One such collaboration brought a health and wellness day to the university’s Earth Week celebration for the first time this spring. Another helped make possible a research study looking at pop-up mindfulness walks. That work, led by Dorothy Ibes, a lecturer in the environmental science and policy program and director of the Parks Research Lab, was made possible through one of the mini grants offered through the coalition and helped her procure software to analyze the data she and her students collected.
Communication has been an area of focus for the coalition, and its members have worked together to increase messaging about such initiatives as the Depth Over Breadth campaign, which encourages students to focus on fewer extracurricular activities, as well as the university’s Eight Dimensions of Wellness framework, which includes emotional/mental, financial, environmental, intellectual, social, occupational, physical and spiritual health.

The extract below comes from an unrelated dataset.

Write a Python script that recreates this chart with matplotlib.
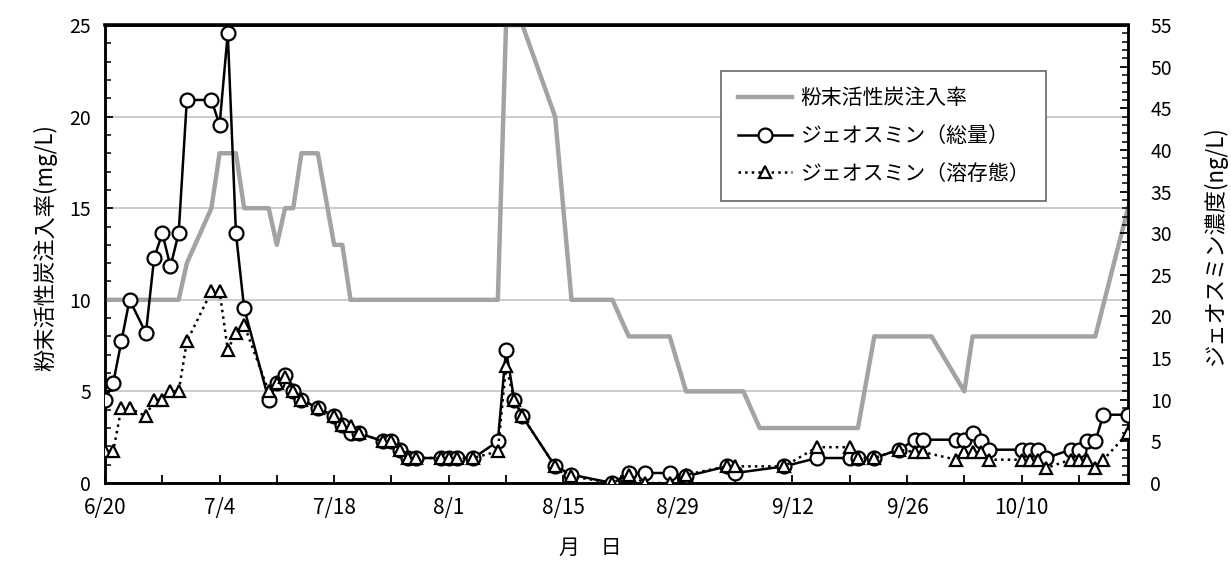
import numpy as np
import matplotlib
matplotlib.use('Agg')
import matplotlib.pyplot as plt
from matplotlib.ticker import MultipleLocator

plt.rcParams['font.family'] = ['Noto Sans CJK JP', 'DejaVu Sans']

# x values are days counted from 6/20
pac_day = [0, 9, 10, 13, 14, 16, 17, 20, 21, 22, 23, 24, 26, 28, 29, 30, 48, 49, 51, 55, 57,
           62, 64, 69, 71, 78, 80, 92, 94, 101, 105, 106, 121, 125]
pac_rate = [10, 10, 12, 15, 18, 18, 15, 15, 13, 15, 15, 18, 18, 13, 13, 10, 10, 25, 25, 20, 10,
            10, 8, 8, 5, 5, 3, 3, 8, 8, 5, 8, 8, 15]

geo_day = [0, 1, 2, 3, 5, 6, 7, 8, 9, 10, 13, 14, 15, 16, 17, 20, 21, 22, 23, 24,
           26, 28, 29, 30, 31, 34, 35, 36, 37, 38, 41, 42, 43, 45, 48, 49, 50, 51, 55, 57,
           62, 64, 66, 69, 71, 76, 77, 83, 87, 91, 92, 94, 97, 99, 100, 104, 105, 106, 107, 108,
           112, 113, 114, 115, 118, 119, 120, 121, 122, 125]
geo_total = [10, 12, 17, 22, 18, 27, 30, 26, 30, 46, 46, 43, 54, 30, 21, 10, 12, 13, 11, 10,
             9, 8, 7, 6, 6, 5, 5, 4, 3, 3, 3, 3, 3, 3, 5, 16, 10, 8, 2, 1,
             0, 1.2, 1.2, 1.2, 0.8, 2, 1.2, 2, 3, 3, 3, 3, 4, 5.2, 5.2, 5.2, 5.2, 6, 5, 4,
             4, 4, 4, 3, 4, 4, 5, 5, 8.2, 8.2]
geo_diss = [3.8, 3.8, 9, 9, 8, 10, 10, 11, 11, 17, 23, 23, 16, 18, 19, 11, 12, 12.7, 11, 10,
            9, 8, 7, 6.8, 6, 5, 5, 4, 3, 3, 3, 3, 3, 3, 3.8, 14, 10, 8, 2, 0.8,
            0, 1, 0, 0, 1, 2, 2, 2, 4.3, 4.3, 3, 3, 4, 3.7, 3.7, 2.8, 3.7, 3.7, 3.7, 2.8,
            2.8, 2.8, 2.8, 1.8, 2.8, 2.8, 2.8, 1.8, 2.8, 6]

tick_days = [0, 14, 28, 42, 56, 70, 84, 98, 112]
tick_labels = ['6/20', '7/4', '7/18', '8/1', '8/15', '8/29', '9/12', '9/26', '10/10']

fig = plt.figure(figsize=(12.31, 5.61), dpi=100)
ax = fig.add_axes([105/1231, 78/561, 1023/1231, 458/561])
ax2 = ax.twinx()

l1, = ax.plot(pac_day, pac_rate, color='#a3a3a3', lw=3.2, label='粉末活性炭注入率', zorder=3)
l2, = ax2.plot(geo_day, geo_total, color='black', lw=1.8, marker='o', ms=10,
               mfc='white', mec='black', mew=1.6, label='ジェオスミン（総量）', zorder=4)
l3, = ax2.plot(geo_day, geo_diss, color='black', lw=1.8, ls=':', marker='^', ms=9,
               mfc='white', mec='black', mew=1.6, label='ジェオスミン（溶存態）', zorder=5)

ax.set_xlim(0, 125)
ax.set_ylim(0, 25)
ax2.set_ylim(0, 55)

ax.set_xticks(tick_days)
ax.set_xticklabels(tick_labels)
ax.xaxis.set_minor_locator(MultipleLocator(7))
ax.yaxis.set_major_locator(MultipleLocator(5))
ax.yaxis.set_minor_locator(MultipleLocator(1))
ax2.yaxis.set_major_locator(MultipleLocator(5))
ax2.yaxis.set_minor_locator(MultipleLocator(1))

ax.tick_params(axis='x', which='both', direction='in', length=6, width=1.3, pad=10, labelsize=15)
ax.tick_params(axis='y', which='major', direction='in', length=6, width=1.3, pad=10, labelsize=14)
ax.tick_params(axis='y', which='minor', direction='in', length=4, width=1.1)
ax2.tick_params(axis='y', which='major', direction='in', length=6, width=1.3, pad=16, labelsize=14)
ax2.tick_params(axis='y', which='minor', direction='in', length=4, width=1.1)

ax.grid(axis='y', which='major', color='#c8c8c8', lw=1.3)
ax.set_axisbelow(True)
for a in (ax, ax2):
    for s in a.spines.values():
        s.set_linewidth(1.8)
ax2.spines['top'].set_linewidth(2.6)

fig.text(45/1231, 1 - 248/561, '粉末活性炭注入率(mg/L)', rotation=90,
         ha='center', va='center', fontsize=16)
fig.text(1215/1231, 1 - 245/561, 'ジェオスミン濃度(ng/L)', rotation=90,
         ha='center', va='center', fontsize=16)
fig.text(590/1231, 1 - 548/561, '月　日', ha='center', va='center', fontsize=15)

leg = ax2.legend([l1, l2, l3], [l1.get_label(), l2.get_label(), l3.get_label()],
                 loc='upper left', bbox_to_anchor=(0.602, 0.90), fancybox=False,
                 edgecolor='#666666', framealpha=1, fontsize=15, handlelength=2.6,
                 labelspacing=0.75, borderpad=0.8, handletextpad=0.4, borderaxespad=0)
leg.get_frame().set_linewidth(1.2)

fig.savefig('out.png', dpi=100)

The coalition has created flyers, brochures, bookmarks, posters and more to promote the eight dimensions, as well as a “wellness passport” that students can use to track their efforts. Garrison has also been working with information technology to produce slides that can be posted by faculty members before classes, providing health-related tips or information about resources available on campus.
While the coalition has helped build collaborations across campus, it has also given W&M a window into issues and efforts at other universities.

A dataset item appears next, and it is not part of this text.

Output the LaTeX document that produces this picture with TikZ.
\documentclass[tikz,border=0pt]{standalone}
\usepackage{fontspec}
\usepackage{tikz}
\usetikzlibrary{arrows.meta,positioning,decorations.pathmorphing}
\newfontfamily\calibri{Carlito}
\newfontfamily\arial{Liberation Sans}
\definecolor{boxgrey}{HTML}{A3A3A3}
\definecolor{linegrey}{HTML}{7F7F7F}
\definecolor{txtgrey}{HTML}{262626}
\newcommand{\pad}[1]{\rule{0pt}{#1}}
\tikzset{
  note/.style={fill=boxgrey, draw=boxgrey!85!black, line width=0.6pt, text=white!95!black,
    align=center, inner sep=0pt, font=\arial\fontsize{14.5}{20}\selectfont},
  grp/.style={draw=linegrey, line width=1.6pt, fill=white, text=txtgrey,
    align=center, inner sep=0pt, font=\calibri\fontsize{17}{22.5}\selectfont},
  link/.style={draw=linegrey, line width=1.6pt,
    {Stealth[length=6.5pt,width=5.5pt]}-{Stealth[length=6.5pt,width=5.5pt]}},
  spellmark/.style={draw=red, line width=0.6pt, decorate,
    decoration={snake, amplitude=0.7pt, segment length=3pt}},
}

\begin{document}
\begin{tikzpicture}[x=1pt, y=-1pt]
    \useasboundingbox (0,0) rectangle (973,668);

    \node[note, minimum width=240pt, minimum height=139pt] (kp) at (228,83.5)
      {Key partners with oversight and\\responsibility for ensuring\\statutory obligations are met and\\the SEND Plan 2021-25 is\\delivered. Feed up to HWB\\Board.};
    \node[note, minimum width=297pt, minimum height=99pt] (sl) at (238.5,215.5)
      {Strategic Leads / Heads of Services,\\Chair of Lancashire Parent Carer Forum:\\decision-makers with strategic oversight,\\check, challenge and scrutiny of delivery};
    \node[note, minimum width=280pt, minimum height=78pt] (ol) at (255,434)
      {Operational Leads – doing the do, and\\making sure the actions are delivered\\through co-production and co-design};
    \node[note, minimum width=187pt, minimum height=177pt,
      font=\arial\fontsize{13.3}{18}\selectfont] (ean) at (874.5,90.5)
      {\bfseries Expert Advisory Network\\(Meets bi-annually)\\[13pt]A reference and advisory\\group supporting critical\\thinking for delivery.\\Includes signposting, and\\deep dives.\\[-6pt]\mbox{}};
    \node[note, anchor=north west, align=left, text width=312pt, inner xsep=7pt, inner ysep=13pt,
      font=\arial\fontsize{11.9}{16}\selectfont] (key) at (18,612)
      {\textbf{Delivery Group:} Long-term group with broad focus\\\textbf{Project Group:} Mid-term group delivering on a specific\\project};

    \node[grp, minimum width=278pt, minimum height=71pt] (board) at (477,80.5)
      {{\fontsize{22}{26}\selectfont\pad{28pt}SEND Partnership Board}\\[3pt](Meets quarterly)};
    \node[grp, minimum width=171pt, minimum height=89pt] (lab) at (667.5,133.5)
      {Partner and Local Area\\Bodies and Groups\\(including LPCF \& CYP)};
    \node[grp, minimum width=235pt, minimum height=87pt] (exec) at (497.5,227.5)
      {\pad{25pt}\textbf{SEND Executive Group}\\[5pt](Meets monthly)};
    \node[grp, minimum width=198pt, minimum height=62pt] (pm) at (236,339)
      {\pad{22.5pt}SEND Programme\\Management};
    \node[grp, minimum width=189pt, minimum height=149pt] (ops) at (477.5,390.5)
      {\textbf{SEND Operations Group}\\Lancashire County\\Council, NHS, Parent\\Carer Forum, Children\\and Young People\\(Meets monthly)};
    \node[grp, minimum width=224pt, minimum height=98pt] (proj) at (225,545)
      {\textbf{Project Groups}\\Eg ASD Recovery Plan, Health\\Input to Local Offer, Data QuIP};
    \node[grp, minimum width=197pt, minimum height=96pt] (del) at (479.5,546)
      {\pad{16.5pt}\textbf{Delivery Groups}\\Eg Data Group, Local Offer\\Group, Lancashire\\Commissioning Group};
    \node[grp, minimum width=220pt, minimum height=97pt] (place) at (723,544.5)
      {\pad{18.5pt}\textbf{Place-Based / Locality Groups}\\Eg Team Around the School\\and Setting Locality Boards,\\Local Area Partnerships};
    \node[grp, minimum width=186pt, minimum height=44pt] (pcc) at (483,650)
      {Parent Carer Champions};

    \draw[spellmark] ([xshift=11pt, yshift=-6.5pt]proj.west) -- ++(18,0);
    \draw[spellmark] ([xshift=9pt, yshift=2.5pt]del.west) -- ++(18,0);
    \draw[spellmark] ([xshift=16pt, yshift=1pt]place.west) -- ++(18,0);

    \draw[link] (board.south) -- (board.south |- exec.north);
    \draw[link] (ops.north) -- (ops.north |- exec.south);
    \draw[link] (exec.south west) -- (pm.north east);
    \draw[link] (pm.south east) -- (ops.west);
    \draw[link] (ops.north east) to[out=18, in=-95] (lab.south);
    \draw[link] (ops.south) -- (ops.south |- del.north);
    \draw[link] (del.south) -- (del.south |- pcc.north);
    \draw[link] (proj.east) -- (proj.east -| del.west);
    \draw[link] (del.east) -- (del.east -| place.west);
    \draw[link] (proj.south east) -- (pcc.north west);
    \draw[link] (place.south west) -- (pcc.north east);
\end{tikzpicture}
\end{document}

“It allows us to speak the same language with other universities that are doing the same thing,” Garrison said. “It gives us a common vocabulary as other institutions, and that way, when research is done or successes are made, we can talk about what worked and what didn’t.”
At a recent, national conference on Healthy Campus 2020, Garrison discovered that other institutions — from large research universities to small community colleges — are also grappling with how to improve communication with students.
“One of the takeaways was that we can’t paint an entire generation with the same brush,” he said. “As much as this generation loves its technology, there are others who leave their phone in the car when they go on a date or don’t use Facebook or Instagram but have an identical twin brother who takes their phone everywhere and lives on Facebook or Instagram.”
In order to reach students from multiple generations at W&M, university health officials can’t just use on communication modality, Garrison said. Likewise, they can’t use a one-and-done approach to awareness and prevention efforts, which have traditionally included program-centric initiatives.
“We find that the most effective component for behavior change toward health in communities is coalition-building,” said Crace. “It is very much a part of our vision for integrative wellness, taking a relational approach to system change.”
Last year, the work of the coalition helped earn the university's Division of Student Affairs the Williamsburg Health Foundation's 2016 Williamsburg Health Foundation Award. This year, the W&M coalition is focusing on its goals related to alcohol and tobacco use as well as mental health, specifically anxiety.
"We aim to increase the number mindfulness workshops, yoga classes, educational programs, and discuss ways in which we can incorporate wellness into student's schedules without making them feel overwhelmed and overcommitted," said Wiley. "In doing so, we strive to increase faculty/staff awareness by educating them on how to exemplify positive health practices during their time spent on campus each week."
Crace invites members of the campus community who are interested in getting involved to join the coalition or just attend one of its meetings — and help expand the web of campus collaborations in order to build a healthier W&M.
“We’re constantly trying to nudge our community to see wellness as something more than just the illness-based model alone,” said Crace. “It’s about a holistic, multi-dimensional approach to seeing wellness.”